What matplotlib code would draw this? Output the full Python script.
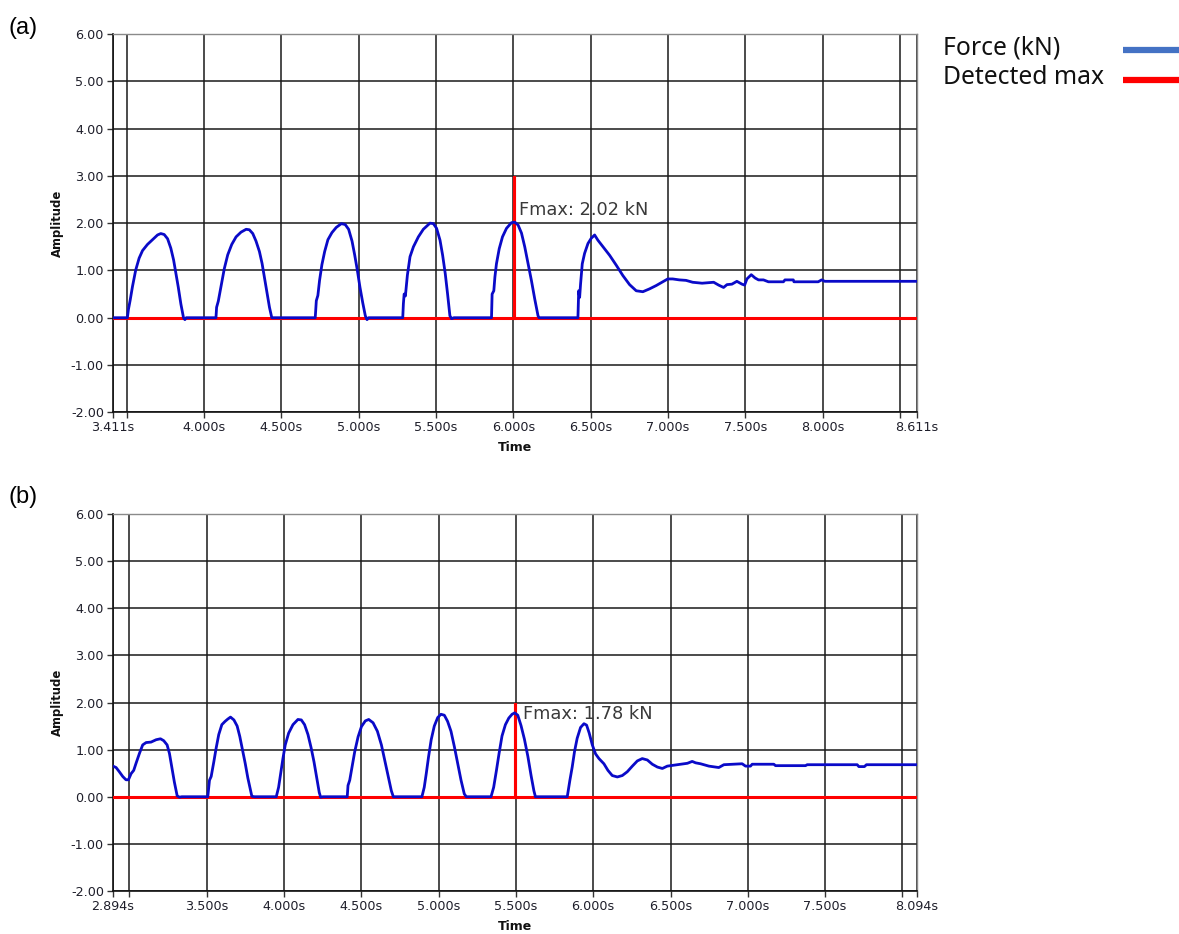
import matplotlib
matplotlib.use("Agg")
import matplotlib.pyplot as plt
from matplotlib.lines import Line2D

# ---------------- data ----------------
time_a = [3.411, 3.504, 3.511, 3.522, 3.537, 3.558, 3.580, 3.602, 3.634, 3.666, 3.699, 3.720, 3.742,
          3.764, 3.785, 3.803, 3.818, 3.833, 3.850, 3.867, 3.876, 3.885,
          4.077, 4.081, 4.092, 4.109, 4.131, 4.153, 4.179, 4.207, 4.239, 4.272, 4.293, 4.315, 4.336,
          4.358, 4.375, 4.390, 4.408, 4.423, 4.438,
          4.719, 4.726, 4.736, 4.747, 4.762, 4.780, 4.801, 4.827, 4.855, 4.888, 4.913, 4.935, 4.957,
          4.974, 4.991, 5.008, 5.026, 5.043, 5.054, 5.065,
          5.285, 5.289, 5.294, 5.302, 5.315, 5.332, 5.354, 5.386, 5.418, 5.461, 5.483, 5.504, 5.526,
          5.543, 5.560, 5.575, 5.590, 5.601, 5.616,
          5.859, 5.863, 5.874, 5.881, 5.891, 5.909, 5.930, 5.956, 5.988, 6.010, 6.031, 6.053, 6.074,
          6.096, 6.117, 6.139, 6.160, 6.167,
          6.418, 6.423, 6.429, 6.435, 6.446, 6.461, 6.483, 6.504, 6.526, 6.547, 6.580, 6.623, 6.666,
          6.709, 6.752, 6.795, 6.838, 6.881, 6.924, 6.967, 6.999, 7.031, 7.074, 7.117, 7.160, 7.221,
          7.296, 7.328, 7.360, 7.382, 7.414, 7.446, 7.479, 7.496, 7.511, 7.539, 7.564, 7.586, 7.618,
          7.650, 7.747, 7.757, 7.811, 7.815, 7.972, 7.994, 8.015, 8.611]
force_a = [0, 0, 0.18, 0.37, 0.66, 1.01, 1.26, 1.42, 1.55, 1.65, 1.75, 1.78, 1.76,
           1.67, 1.47, 1.22, 0.94, 0.65, 0.29, 0, -0.04, 0,
           0, 0.22, 0.35, 0.65, 1.04, 1.33, 1.55, 1.71, 1.81, 1.87, 1.86, 1.78, 1.62,
           1.40, 1.15, 0.86, 0.50, 0.22, 0,
           0, 0.36, 0.47, 0.79, 1.12, 1.40, 1.65, 1.80, 1.91, 1.99, 1.97, 1.87, 1.62,
           1.33, 1.01, 0.65, 0.32, 0.04, -0.04, 0,
           0, 0.29, 0.50, 0.46, 0.90, 1.29, 1.50, 1.71, 1.87, 2.00, 1.99, 1.89, 1.64,
           1.32, 0.93, 0.50, 0.04, -0.02, 0,
           0, 0.50, 0.57, 0.86, 1.14, 1.46, 1.71, 1.89, 2.01, 2.02, 1.96, 1.79, 1.50,
           1.14, 0.79, 0.39, 0.04, 0,
           0, 0.57, 0.43, 0.71, 1.14, 1.36, 1.57, 1.68, 1.75, 1.64, 1.50, 1.32, 1.11,
           0.89, 0.70, 0.57, 0.55, 0.61, 0.68, 0.76, 0.82, 0.82, 0.80, 0.79, 0.75, 0.73,
           0.75, 0.69, 0.64, 0.70, 0.71, 0.77, 0.71, 0.69, 0.82, 0.91, 0.84, 0.80, 0.80,
           0.76, 0.76, 0.80, 0.80, 0.76, 0.76, 0.80, 0.77, 0.77]

time_b = [2.894, 2.914, 2.935, 2.957, 2.978, 2.994, 3.011, 3.028, 3.043, 3.065, 3.086, 3.108, 3.140,
          3.173, 3.201, 3.222, 3.244, 3.259, 3.274, 3.291, 3.309, 3.324, 3.339,
          3.507, 3.518, 3.529, 3.546, 3.561, 3.578, 3.598, 3.619, 3.637, 3.654, 3.676, 3.697, 3.714,
          3.732, 3.749, 3.766, 3.784, 3.792, 3.809,
          3.950, 3.965, 3.978, 3.993, 4.008, 4.030, 4.058, 4.090, 4.112, 4.133, 4.155, 4.176, 4.194,
          4.211, 4.228, 4.237, 4.252,
          4.409, 4.414, 4.425, 4.440, 4.457, 4.479, 4.501, 4.526, 4.548, 4.576, 4.604, 4.630, 4.651,
          4.673, 4.694, 4.707,
          4.892, 4.907, 4.920, 4.935, 4.952, 4.972, 4.994, 5.015, 5.037, 5.058, 5.080, 5.102, 5.123,
          5.145, 5.166, 5.179,
          5.339, 5.356, 5.374, 5.391, 5.410, 5.432, 5.454, 5.475, 5.492, 5.512, 5.533, 5.555, 5.577,
          5.598, 5.616, 5.626,
          5.832, 5.849, 5.864, 5.879, 5.896, 5.918, 5.940, 5.957, 5.974, 5.994, 6.015, 6.037, 6.069,
          6.095, 6.123, 6.156, 6.188, 6.220, 6.253, 6.285, 6.317, 6.350, 6.382, 6.415, 6.447, 6.479,
          6.523, 6.566, 6.609, 6.640, 6.662, 6.694, 6.748, 6.812, 6.845, 6.963, 6.985, 7.017, 7.028,
          7.168, 7.179, 7.373, 7.384, 7.707, 7.718, 7.754, 7.767, 8.094]
force_b = [0.65, 0.62, 0.53, 0.43, 0.36, 0.36, 0.49, 0.56, 0.71, 0.92, 1.10, 1.15, 1.16,
           1.21, 1.23, 1.19, 1.10, 0.92, 0.63, 0.31, 0.02, -0.01, 0,
           0, 0.35, 0.43, 0.74, 1.03, 1.32, 1.53, 1.60, 1.65, 1.69, 1.63, 1.50, 1.28,
           0.99, 0.71, 0.40, 0.13, 0.01, 0,
           0, 0.20, 0.49, 0.81, 1.10, 1.35, 1.53, 1.64, 1.63, 1.53, 1.32, 1.03, 0.74,
           0.42, 0.09, -0.01, 0,
           0, 0.24, 0.35, 0.63, 0.95, 1.27, 1.49, 1.61, 1.64, 1.57, 1.39, 1.10, 0.78,
           0.45, 0.13, 0,
           0, 0.20, 0.49, 0.85, 1.21, 1.50, 1.68, 1.75, 1.73, 1.60, 1.39, 1.06, 0.71,
           0.35, 0.06, 0,
           0, 0.20, 0.56, 0.92, 1.29, 1.53, 1.67, 1.75, 1.78, 1.73, 1.51, 1.22, 0.86,
           0.45, 0.13, 0,
           0, 0.35, 0.63, 0.96, 1.24, 1.47, 1.55, 1.52, 1.35, 1.10, 0.91, 0.81, 0.70,
           0.56, 0.45, 0.42, 0.45, 0.53, 0.65, 0.76, 0.81, 0.78, 0.69, 0.63, 0.60, 0.65,
           0.67, 0.69, 0.71, 0.75, 0.72, 0.70, 0.65, 0.62, 0.68, 0.70, 0.65, 0.65, 0.69,
           0.69, 0.66, 0.66, 0.68, 0.68, 0.64, 0.64, 0.68, 0.68]

# detected max (time, marker height, label value)
max_time_a, max_mark_a, fmax_a = 6.005, 3.0, 2.02
max_time_b, max_mark_b, fmax_b = 5.497, 2.0, 1.78

xticks_a = [3.411, 3.5, 4.0, 4.5, 5.0, 5.5, 6.0, 6.5, 7.0, 7.5, 8.0, 8.5, 8.611]
xticks_b = [2.894, 3.0, 3.5, 4.0, 4.5, 5.0, 5.5, 6.0, 6.5, 7.0, 7.5, 8.0, 8.094]
hidden_a = [3.5, 8.5]
hidden_b = [3.0, 8.0]
yticks = [-2, -1, 0, 1, 2, 3, 4, 5, 6]

panel_labels = ["(a)", "(b)"]
legend_labels = ["Force (kN)", "Detected max"]

# ---------------- style ----------------
W, H = 1179, 934
fig = plt.figure(figsize=(W / 100, H / 100), dpi=100)
fig.patch.set_facecolor("white")

BLUE = "#0a0ac8"
RED = "#ff0000"
GRID = "#1a1a1a"


def px_box(l, t, r, b):
    return [l / W, 1 - b / H, (r - l) / W, (b - t) / H]


def draw_panel(rect, tt, ff, tmax, mark, fmax, xticks, hidden, txt_xy):
    ax = fig.add_axes(rect)
    x0, x1 = xticks[0], xticks[-1]
    # detected max series (zero line + spike)
    ax.plot([x0, tmax, tmax, tmax, x1], [0, 0, mark, 0, 0], color=RED, lw=2.2,
            solid_joinstyle="miter", zorder=3)
    ax.plot(tt, ff, color=BLUE, lw=2.0, zorder=4)
    ax.set_xlim(x0, x1)
    ax.set_ylim(-2, 6)
    ax.set_xticks(xticks)
    ax.set_xticklabels(["" if v in hidden else f"{v:.3f}s" for v in xticks])
    ax.set_yticks(yticks)
    ax.set_yticklabels([f"{v:.2f}" for v in yticks])
    ax.grid(True, color=GRID, lw=1.1, zorder=1)
    ax.set_axisbelow(True)
    ax.tick_params(axis="both", direction="out", length=4, width=1.0, color="#333333",
                   labelsize=9.2, labelcolor="#1e1e2a", pad=2.5)
    for s in ("left", "bottom"):
        ax.spines[s].set_color("#111111")
        ax.spines[s].set_linewidth(1.2)
    for s in ("top", "right"):
        ax.spines[s].set_color("#8a8a8a")
        ax.spines[s].set_linewidth(1.0)
    ax.text(-0.0697, 0.5, "Amplitude", transform=ax.transAxes, rotation=90,
            ha="center", va="center", fontsize=8.4, fontweight="bold", color="#111111")
    ax.text(0.5, -0.094, "Time", transform=ax.transAxes, ha="center", va="center",
            fontsize=9.0, fontweight="bold", color="#111111")
    ax.text(txt_xy[0], txt_xy[1], f"Fmax: {fmax:.2f} kN", fontsize=12.8,
            color="#3a3a3a", ha="left", va="baseline", zorder=5)
    return ax


draw_panel(px_box(113, 34, 917, 412.3), time_a, force_a, max_time_a, max_mark_a, fmax_a,
           xticks_a, hidden_a, (max_time_a + 0.035, 2.17))
draw_panel(px_box(113, 514, 917, 891), time_b, force_b, max_time_b, max_mark_b, fmax_b,
           xticks_b, hidden_b, (max_time_b + 0.048, 1.64))

# panel labels
fig.text(23 / W, 1 - 28 / H, panel_labels[0], fontsize=17, family="Liberation Sans",
         ha="center", va="center")
fig.text(23 / W, 1 - 497 / H, panel_labels[1], fontsize=17, family="Liberation Sans",
         ha="center", va="center")

# legend (top right)
fig.text(943 / W, 1 - 48 / H, legend_labels[0], fontsize=17.8, family="Noto Sans",
         ha="left", va="center", color="#111111")
fig.text(943 / W, 1 - 78 / H, legend_labels[1], fontsize=17.8, family="Noto Sans",
         ha="left", va="center", color="#111111")
fig.add_artist(Line2D([1123 / W, 1.0], [1 - 50 / H, 1 - 50 / H], color="#4472c4", lw=4.5,
                      solid_capstyle="butt"))
fig.add_artist(Line2D([1123 / W, 1.0], [1 - 80 / H, 1 - 80 / H], color=RED, lw=4.5,
                      solid_capstyle="butt"))

fig.savefig("out.png", dpi=100, facecolor="white")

TASK DETAILS: Gather each line from the listing above that holds "matplotlib".

RESPONSE TO THE TASK:
What matplotlib code would draw this? Output the full Python script.
import matplotlib
matplotlib.use("Agg")
import matplotlib.pyplot as plt
from matplotlib.lines import Line2D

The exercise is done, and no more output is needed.